**EXERCISE INSTRUCTIONS:**
Restate the listing below word for word, omitting any images.

**INFORMATION SHOWN:**
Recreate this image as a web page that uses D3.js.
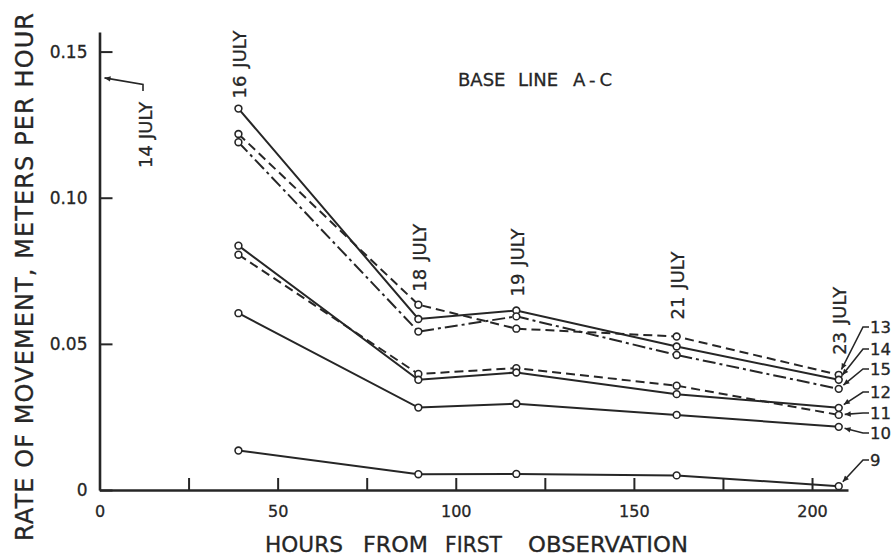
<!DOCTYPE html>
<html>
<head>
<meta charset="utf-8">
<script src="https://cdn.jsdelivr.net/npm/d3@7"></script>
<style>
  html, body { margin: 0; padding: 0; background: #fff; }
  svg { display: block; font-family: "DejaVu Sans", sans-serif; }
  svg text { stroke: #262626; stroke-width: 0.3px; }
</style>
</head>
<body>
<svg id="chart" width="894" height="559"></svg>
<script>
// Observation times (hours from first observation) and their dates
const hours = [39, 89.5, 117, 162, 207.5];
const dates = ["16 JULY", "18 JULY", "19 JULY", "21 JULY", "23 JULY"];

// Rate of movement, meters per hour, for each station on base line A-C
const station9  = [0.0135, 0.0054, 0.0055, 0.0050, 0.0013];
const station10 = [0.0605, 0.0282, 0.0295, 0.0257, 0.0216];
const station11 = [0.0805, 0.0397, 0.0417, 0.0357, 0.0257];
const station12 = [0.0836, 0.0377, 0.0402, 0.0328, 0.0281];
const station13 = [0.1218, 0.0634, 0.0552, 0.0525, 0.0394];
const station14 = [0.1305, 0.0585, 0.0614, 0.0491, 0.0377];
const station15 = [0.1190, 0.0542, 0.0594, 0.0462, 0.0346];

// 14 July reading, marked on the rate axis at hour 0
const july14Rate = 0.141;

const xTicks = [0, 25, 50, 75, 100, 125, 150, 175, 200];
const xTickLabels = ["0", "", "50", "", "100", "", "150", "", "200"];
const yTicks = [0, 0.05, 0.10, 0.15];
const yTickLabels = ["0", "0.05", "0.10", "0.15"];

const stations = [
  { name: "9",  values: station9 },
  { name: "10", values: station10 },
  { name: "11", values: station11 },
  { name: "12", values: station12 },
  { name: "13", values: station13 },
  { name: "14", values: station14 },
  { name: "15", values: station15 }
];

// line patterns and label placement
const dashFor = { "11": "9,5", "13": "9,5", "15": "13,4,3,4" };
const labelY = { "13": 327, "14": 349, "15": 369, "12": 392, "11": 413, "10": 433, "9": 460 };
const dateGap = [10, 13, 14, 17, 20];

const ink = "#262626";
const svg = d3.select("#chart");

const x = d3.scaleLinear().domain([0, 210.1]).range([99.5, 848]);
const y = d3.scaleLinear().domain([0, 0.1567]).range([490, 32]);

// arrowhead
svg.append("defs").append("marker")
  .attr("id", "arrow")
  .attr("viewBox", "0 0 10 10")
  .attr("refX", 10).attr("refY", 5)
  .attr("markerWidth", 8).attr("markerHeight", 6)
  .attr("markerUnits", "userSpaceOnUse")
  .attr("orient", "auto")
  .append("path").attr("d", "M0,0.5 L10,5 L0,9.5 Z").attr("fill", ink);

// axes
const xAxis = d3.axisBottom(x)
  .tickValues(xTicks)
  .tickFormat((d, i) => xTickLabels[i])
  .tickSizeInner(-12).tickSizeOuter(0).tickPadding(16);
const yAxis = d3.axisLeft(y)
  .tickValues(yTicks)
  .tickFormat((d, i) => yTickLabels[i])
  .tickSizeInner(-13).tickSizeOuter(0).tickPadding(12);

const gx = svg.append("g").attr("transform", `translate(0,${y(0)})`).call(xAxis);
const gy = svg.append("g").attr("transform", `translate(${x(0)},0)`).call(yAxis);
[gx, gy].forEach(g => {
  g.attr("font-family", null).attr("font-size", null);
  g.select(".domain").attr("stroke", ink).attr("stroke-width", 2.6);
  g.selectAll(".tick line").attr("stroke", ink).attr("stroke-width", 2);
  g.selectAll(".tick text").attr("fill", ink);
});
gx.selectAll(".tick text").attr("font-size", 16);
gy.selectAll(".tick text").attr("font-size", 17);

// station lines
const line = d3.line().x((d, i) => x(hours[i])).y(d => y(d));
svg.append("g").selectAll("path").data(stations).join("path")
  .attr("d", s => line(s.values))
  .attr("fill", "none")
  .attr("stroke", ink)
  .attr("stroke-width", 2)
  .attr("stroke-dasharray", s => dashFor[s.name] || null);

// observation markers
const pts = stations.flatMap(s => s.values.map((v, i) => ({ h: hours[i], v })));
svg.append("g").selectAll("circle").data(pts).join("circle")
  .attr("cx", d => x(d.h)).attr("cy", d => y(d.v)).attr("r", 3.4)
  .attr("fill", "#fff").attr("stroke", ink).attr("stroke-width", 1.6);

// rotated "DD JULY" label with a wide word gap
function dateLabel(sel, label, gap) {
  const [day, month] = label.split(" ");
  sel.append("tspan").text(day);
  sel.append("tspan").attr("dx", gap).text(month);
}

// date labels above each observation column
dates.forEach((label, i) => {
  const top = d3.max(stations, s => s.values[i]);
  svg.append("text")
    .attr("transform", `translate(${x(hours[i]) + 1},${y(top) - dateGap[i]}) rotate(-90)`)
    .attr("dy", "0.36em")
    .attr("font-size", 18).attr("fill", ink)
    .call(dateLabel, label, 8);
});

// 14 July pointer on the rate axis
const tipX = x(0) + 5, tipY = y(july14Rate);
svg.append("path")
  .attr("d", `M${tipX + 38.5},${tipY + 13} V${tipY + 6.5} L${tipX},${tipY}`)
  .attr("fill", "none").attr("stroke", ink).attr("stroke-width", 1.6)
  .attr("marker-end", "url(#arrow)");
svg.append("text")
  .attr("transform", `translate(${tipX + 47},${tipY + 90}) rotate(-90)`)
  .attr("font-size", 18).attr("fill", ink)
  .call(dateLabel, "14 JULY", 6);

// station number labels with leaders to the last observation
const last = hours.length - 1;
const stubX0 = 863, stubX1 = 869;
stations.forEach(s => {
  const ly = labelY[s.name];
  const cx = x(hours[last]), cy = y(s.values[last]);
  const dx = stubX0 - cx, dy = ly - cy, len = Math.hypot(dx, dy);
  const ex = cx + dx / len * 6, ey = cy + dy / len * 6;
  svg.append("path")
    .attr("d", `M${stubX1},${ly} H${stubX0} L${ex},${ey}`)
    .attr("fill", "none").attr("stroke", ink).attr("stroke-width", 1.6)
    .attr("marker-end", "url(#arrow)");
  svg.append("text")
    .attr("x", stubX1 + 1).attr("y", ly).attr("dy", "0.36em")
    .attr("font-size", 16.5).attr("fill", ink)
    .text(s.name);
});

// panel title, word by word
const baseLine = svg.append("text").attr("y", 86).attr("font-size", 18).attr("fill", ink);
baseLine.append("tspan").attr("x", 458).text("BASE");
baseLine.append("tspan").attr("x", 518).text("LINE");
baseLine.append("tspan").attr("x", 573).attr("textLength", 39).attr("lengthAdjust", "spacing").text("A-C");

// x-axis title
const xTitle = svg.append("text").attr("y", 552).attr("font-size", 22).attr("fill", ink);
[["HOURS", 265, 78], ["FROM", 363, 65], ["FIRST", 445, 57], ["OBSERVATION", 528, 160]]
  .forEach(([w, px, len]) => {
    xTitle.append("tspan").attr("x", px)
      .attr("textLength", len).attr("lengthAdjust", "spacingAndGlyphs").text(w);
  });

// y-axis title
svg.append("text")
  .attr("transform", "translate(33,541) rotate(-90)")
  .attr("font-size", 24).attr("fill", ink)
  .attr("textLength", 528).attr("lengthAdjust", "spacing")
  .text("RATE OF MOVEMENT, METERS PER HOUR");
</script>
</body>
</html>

**TASK RESULT:**
Recreate this image as a web page that uses D3.js.
<!DOCTYPE html>
<html>
<head>
<meta charset="utf-8">
<script src="https://cdn.jsdelivr.net/npm/d3@7"></script>
<style>
  html, body { margin: 0; padding: 0; background: #fff; }
  svg { display: block; font-family: "DejaVu Sans", sans-serif; }
  svg text { stroke: #262626; stroke-width: 0.3px; }
</style>
</head>
<body>
<svg id="chart" width="894" height="559"></svg>
<script>
// Observation times (hours from first observation) and their dates
const hours = [39, 89.5, 117, 162, 207.5];
const dates = ["16 JULY", "18 JULY", "19 JULY", "21 JULY", "23 JULY"];

// Rate of movement, meters per hour, for each station on base line A-C
const station9  = [0.0135, 0.0054, 0.0055, 0.0050, 0.0013];
const station10 = [0.0605, 0.0282, 0.0295, 0.0257, 0.0216];
const station11 = [0.0805, 0.0397, 0.0417, 0.0357, 0.0257];
const station12 = [0.0836, 0.0377, 0.0402, 0.0328, 0.0281];
const station13 = [0.1218, 0.0634, 0.0552, 0.0525, 0.0394];
const station14 = [0.1305, 0.0585, 0.0614, 0.0491, 0.0377];
const station15 = [0.1190, 0.0542, 0.0594, 0.0462, 0.0346];

// 14 July reading, marked on the rate axis at hour 0
const july14Rate = 0.141;

const xTicks = [0, 25, 50, 75, 100, 125, 150, 175, 200];
const xTickLabels = ["0", "", "50", "", "100", "", "150", "", "200"];
const yTicks = [0, 0.05, 0.10, 0.15];
const yTickLabels = ["0", "0.05", "0.10", "0.15"];

const stations = [
  { name: "9",  values: station9 },
  { name: "10", values: station10 },
  { name: "11", values: station11 },
  { name: "12", values: station12 },
  { name: "13", values: station13 },
  { name: "14", values: station14 },
  { name: "15", values: station15 }
];

// line patterns and label placement
const dashFor = { "11": "9,5", "13": "9,5", "15": "13,4,3,4" };
const labelY = { "13": 327, "14": 349, "15": 369, "12": 392, "11": 413, "10": 433, "9": 460 };
const dateGap = [10, 13, 14, 17, 20];

const ink = "#262626";
const svg = d3.select("#chart");

const x = d3.scaleLinear().domain([0, 210.1]).range([99.5, 848]);
const y = d3.scaleLinear().domain([0, 0.1567]).range([490, 32]);

// arrowhead
svg.append("defs").append("marker")
  .attr("id", "arrow")
  .attr("viewBox", "0 0 10 10")
  .attr("refX", 10).attr("refY", 5)
  .attr("markerWidth", 8).attr("markerHeight", 6)
  .attr("markerUnits", "userSpaceOnUse")
  .attr("orient", "auto")
  .append("path").attr("d", "M0,0.5 L10,5 L0,9.5 Z").attr("fill", ink);

// axes
const xAxis = d3.axisBottom(x)
  .tickValues(xTicks)
  .tickFormat((d, i) => xTickLabels[i])
  .tickSizeInner(-12).tickSizeOuter(0).tickPadding(16);
const yAxis = d3.axisLeft(y)
  .tickValues(yTicks)
  .tickFormat((d, i) => yTickLabels[i])
  .tickSizeInner(-13).tickSizeOuter(0).tickPadding(12);

const gx = svg.append("g").attr("transform", `translate(0,${y(0)})`).call(xAxis);
const gy = svg.append("g").attr("transform", `translate(${x(0)},0)`).call(yAxis);
[gx, gy].forEach(g => {
  g.attr("font-family", null).attr("font-size", null);
  g.select(".domain").attr("stroke", ink).attr("stroke-width", 2.6);
  g.selectAll(".tick line").attr("stroke", ink).attr("stroke-width", 2);
  g.selectAll(".tick text").attr("fill", ink);
});
gx.selectAll(".tick text").attr("font-size", 16);
gy.selectAll(".tick text").attr("font-size", 17);

// station lines
const line = d3.line().x((d, i) => x(hours[i])).y(d => y(d));
svg.append("g").selectAll("path").data(stations).join("path")
  .attr("d", s => line(s.values))
  .attr("fill", "none")
  .attr("stroke", ink)
  .attr("stroke-width", 2)
  .attr("stroke-dasharray", s => dashFor[s.name] || null);

// observation markers
const pts = stations.flatMap(s => s.values.map((v, i) => ({ h: hours[i], v })));
svg.append("g").selectAll("circle").data(pts).join("circle")
  .attr("cx", d => x(d.h)).attr("cy", d => y(d.v)).attr("r", 3.4)
  .attr("fill", "#fff").attr("stroke", ink).attr("stroke-width", 1.6);

// rotated "DD JULY" label with a wide word gap
function dateLabel(sel, label, gap) {
  const [day, month] = label.split(" ");
  sel.append("tspan").text(day);
  sel.append("tspan").attr("dx", gap).text(month);
}

// date labels above each observation column
dates.forEach((label, i) => {
  const top = d3.max(stations, s => s.values[i]);
  svg.append("text")
    .attr("transform", `translate(${x(hours[i]) + 1},${y(top) - dateGap[i]}) rotate(-90)`)
    .attr("dy", "0.36em")
    .attr("font-size", 18).attr("fill", ink)
    .call(dateLabel, label, 8);
});

// 14 July pointer on the rate axis
const tipX = x(0) + 5, tipY = y(july14Rate);
svg.append("path")
  .attr("d", `M${tipX + 38.5},${tipY + 13} V${tipY + 6.5} L${tipX},${tipY}`)
  .attr("fill", "none").attr("stroke", ink).attr("stroke-width", 1.6)
  .attr("marker-end", "url(#arrow)");
svg.append("text")
  .attr("transform", `translate(${tipX + 47},${tipY + 90}) rotate(-90)`)
  .attr("font-size", 18).attr("fill", ink)
  .call(dateLabel, "14 JULY", 6);

// station number labels with leaders to the last observation
const last = hours.length - 1;
const stubX0 = 863, stubX1 = 869;
stations.forEach(s => {
  const ly = labelY[s.name];
  const cx = x(hours[last]), cy = y(s.values[last]);
  const dx = stubX0 - cx, dy = ly - cy, len = Math.hypot(dx, dy);
  const ex = cx + dx / len * 6, ey = cy + dy / len * 6;
  svg.append("path")
    .attr("d", `M${stubX1},${ly} H${stubX0} L${ex},${ey}`)
    .attr("fill", "none").attr("stroke", ink).attr("stroke-width", 1.6)
    .attr("marker-end", "url(#arrow)");
  svg.append("text")
    .attr("x", stubX1 + 1).attr("y", ly).attr("dy", "0.36em")
    .attr("font-size", 16.5).attr("fill", ink)
    .text(s.name);
});

// panel title, word by word
const baseLine = svg.append("text").attr("y", 86).attr("font-size", 18).attr("fill", ink);
baseLine.append("tspan").attr("x", 458).text("BASE");
baseLine.append("tspan").attr("x", 518).text("LINE");
baseLine.append("tspan").attr("x", 573).attr("textLength", 39).attr("lengthAdjust", "spacing").text("A-C");

// x-axis title
const xTitle = svg.append("text").attr("y", 552).attr("font-size", 22).attr("fill", ink);
[["HOURS", 265, 78], ["FROM", 363, 65], ["FIRST", 445, 57], ["OBSERVATION", 528, 160]]
  .forEach(([w, px, len]) => {
    xTitle.append("tspan").attr("x", px)
      .attr("textLength", len).attr("lengthAdjust", "spacingAndGlyphs").text(w);
  });

// y-axis title
svg.append("text")
  .attr("transform", "translate(33,541) rotate(-90)")
  .attr("font-size", 24).attr("fill", ink)
  .attr("textLength", 528).attr("lengthAdjust", "spacing")
  .text("RATE OF MOVEMENT, METERS PER HOUR");
</script>
</body>
</html>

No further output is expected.